THE EXERCISE: Reproduce, character for character, the lines below from the first through the one with "Appendix 3: Statistics". Leave pictures out.

INFORMATION PROVIDED:
-- START --
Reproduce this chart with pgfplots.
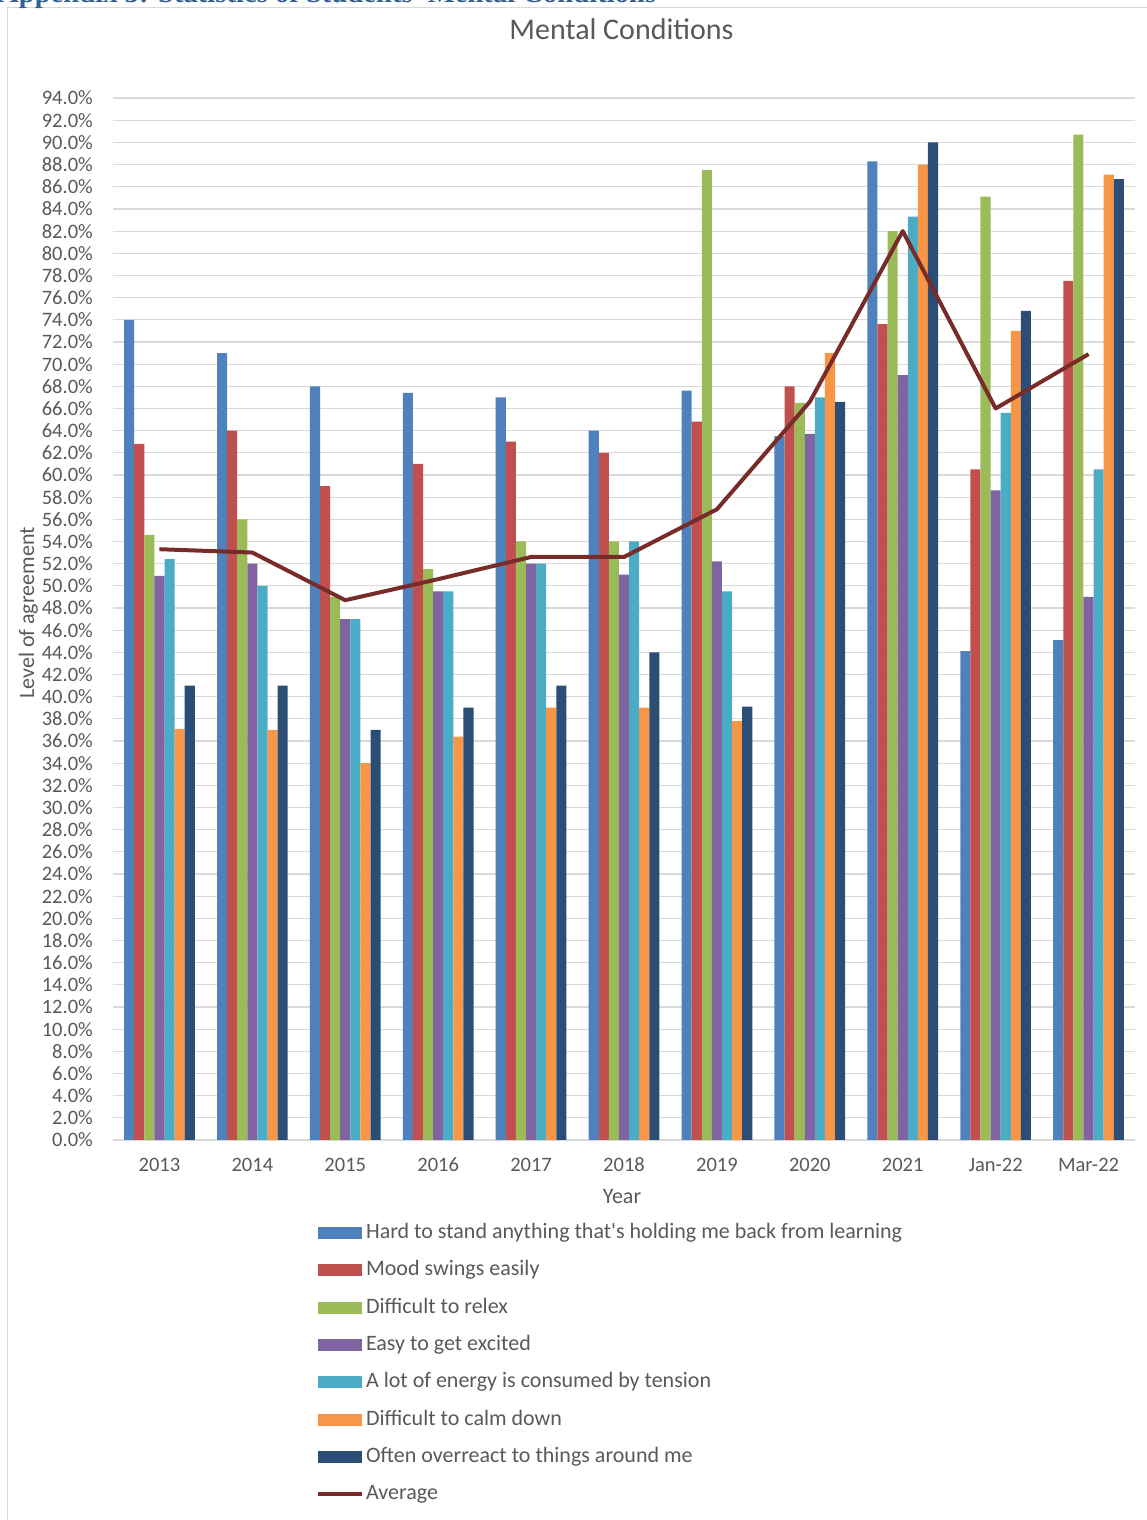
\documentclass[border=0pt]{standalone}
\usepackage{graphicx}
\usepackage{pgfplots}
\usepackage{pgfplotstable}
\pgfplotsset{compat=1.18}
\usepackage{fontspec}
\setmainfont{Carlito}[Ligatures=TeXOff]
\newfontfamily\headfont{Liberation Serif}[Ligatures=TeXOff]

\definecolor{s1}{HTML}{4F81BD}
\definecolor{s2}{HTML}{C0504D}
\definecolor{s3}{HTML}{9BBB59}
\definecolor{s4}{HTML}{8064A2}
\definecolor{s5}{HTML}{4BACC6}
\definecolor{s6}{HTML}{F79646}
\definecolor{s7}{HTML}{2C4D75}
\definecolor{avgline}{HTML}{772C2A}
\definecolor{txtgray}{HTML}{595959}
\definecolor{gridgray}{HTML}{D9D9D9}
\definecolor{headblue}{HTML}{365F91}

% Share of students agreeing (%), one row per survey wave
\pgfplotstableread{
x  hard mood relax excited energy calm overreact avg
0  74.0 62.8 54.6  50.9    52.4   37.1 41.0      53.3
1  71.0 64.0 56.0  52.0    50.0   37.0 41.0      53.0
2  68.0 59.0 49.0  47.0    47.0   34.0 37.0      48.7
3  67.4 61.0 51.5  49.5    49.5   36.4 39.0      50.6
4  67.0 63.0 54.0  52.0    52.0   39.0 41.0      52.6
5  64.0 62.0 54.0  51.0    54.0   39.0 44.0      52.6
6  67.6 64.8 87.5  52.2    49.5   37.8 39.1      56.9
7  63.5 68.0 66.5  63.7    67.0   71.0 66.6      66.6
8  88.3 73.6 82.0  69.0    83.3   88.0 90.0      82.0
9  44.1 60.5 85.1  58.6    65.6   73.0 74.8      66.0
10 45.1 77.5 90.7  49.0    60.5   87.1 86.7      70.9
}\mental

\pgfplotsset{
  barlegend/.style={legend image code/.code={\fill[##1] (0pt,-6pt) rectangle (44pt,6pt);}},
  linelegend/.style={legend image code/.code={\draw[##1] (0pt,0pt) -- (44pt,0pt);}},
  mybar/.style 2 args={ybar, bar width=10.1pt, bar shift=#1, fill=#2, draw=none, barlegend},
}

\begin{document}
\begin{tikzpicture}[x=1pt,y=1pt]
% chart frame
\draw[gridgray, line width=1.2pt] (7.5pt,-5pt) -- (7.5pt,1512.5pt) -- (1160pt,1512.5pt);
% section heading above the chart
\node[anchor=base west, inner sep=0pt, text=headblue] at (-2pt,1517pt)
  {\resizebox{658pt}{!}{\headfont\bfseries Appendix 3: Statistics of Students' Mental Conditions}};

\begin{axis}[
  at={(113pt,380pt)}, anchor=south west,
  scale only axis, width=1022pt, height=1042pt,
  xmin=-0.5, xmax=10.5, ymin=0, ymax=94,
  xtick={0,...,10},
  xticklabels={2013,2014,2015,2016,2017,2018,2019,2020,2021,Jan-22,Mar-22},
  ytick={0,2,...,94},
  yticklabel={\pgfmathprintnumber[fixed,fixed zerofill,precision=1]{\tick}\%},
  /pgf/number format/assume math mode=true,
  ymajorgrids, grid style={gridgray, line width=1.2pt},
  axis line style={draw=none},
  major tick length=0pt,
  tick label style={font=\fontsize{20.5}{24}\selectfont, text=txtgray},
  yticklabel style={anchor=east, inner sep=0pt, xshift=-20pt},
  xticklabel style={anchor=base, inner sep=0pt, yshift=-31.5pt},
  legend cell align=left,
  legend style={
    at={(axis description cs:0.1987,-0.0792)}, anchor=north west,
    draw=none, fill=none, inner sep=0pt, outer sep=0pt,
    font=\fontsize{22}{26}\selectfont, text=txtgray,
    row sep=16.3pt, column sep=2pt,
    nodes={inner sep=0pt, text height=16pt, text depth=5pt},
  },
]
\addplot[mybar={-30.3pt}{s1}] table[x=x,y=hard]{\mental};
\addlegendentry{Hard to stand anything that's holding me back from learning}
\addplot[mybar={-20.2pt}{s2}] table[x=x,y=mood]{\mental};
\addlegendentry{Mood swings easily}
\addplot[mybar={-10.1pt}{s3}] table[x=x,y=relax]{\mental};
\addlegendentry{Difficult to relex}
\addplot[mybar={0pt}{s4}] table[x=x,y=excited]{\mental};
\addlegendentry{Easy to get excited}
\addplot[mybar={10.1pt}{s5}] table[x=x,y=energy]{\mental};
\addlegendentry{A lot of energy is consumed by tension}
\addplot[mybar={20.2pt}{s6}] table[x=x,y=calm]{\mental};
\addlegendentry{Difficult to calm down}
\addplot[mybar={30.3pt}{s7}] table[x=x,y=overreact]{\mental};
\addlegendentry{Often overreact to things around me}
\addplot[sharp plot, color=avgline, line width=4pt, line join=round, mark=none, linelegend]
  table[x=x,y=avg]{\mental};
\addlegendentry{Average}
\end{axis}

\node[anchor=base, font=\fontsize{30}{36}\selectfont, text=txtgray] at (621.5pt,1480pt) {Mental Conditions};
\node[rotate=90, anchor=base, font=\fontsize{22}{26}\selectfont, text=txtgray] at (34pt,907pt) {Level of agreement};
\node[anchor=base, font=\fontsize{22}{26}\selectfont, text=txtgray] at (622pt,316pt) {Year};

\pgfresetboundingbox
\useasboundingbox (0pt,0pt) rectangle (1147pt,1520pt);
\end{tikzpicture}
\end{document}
-- END --
REPLY:
Reproduce this chart with pgfplots.
\documentclass[border=0pt]{standalone}
\usepackage{graphicx}
\usepackage{pgfplots}
\usepackage{pgfplotstable}
\pgfplotsset{compat=1.18}
\usepackage{fontspec}
\setmainfont{Carlito}[Ligatures=TeXOff]
\newfontfamily\headfont{Liberation Serif}[Ligatures=TeXOff]

\definecolor{s1}{HTML}{4F81BD}
\definecolor{s2}{HTML}{C0504D}
\definecolor{s3}{HTML}{9BBB59}
\definecolor{s4}{HTML}{8064A2}
\definecolor{s5}{HTML}{4BACC6}
\definecolor{s6}{HTML}{F79646}
\definecolor{s7}{HTML}{2C4D75}
\definecolor{avgline}{HTML}{772C2A}
\definecolor{txtgray}{HTML}{595959}
\definecolor{gridgray}{HTML}{D9D9D9}
\definecolor{headblue}{HTML}{365F91}

% Share of students agreeing (%), one row per survey wave
\pgfplotstableread{
x  hard mood relax excited energy calm overreact avg
0  74.0 62.8 54.6  50.9    52.4   37.1 41.0      53.3
1  71.0 64.0 56.0  52.0    50.0   37.0 41.0      53.0
2  68.0 59.0 49.0  47.0    47.0   34.0 37.0      48.7
3  67.4 61.0 51.5  49.5    49.5   36.4 39.0      50.6
4  67.0 63.0 54.0  52.0    52.0   39.0 41.0      52.6
5  64.0 62.0 54.0  51.0    54.0   39.0 44.0      52.6
6  67.6 64.8 87.5  52.2    49.5   37.8 39.1      56.9
7  63.5 68.0 66.5  63.7    67.0   71.0 66.6      66.6
8  88.3 73.6 82.0  69.0    83.3   88.0 90.0      82.0
9  44.1 60.5 85.1  58.6    65.6   73.0 74.8      66.0
10 45.1 77.5 90.7  49.0    60.5   87.1 86.7      70.9
}\mental

\pgfplotsset{
  barlegend/.style={legend image code/.code={\fill[##1] (0pt,-6pt) rectangle (44pt,6pt);}},
  linelegend/.style={legend image code/.code={\draw[##1] (0pt,0pt) -- (44pt,0pt);}},
  mybar/.style 2 args={ybar, bar width=10.1pt, bar shift=#1, fill=#2, draw=none, barlegend},
}

\begin{document}
\begin{tikzpicture}[x=1pt,y=1pt]
% chart frame
\draw[gridgray, line width=1.2pt] (7.5pt,-5pt) -- (7.5pt,1512.5pt) -- (1160pt,1512.5pt);
% section heading above the chart
\node[anchor=base west, inner sep=0pt, text=headblue] at (-2pt,1517pt)
  {\resizebox{658pt}{!}{\headfont\bfseries Appendix 3: Statistics of Students' Mental Conditions}};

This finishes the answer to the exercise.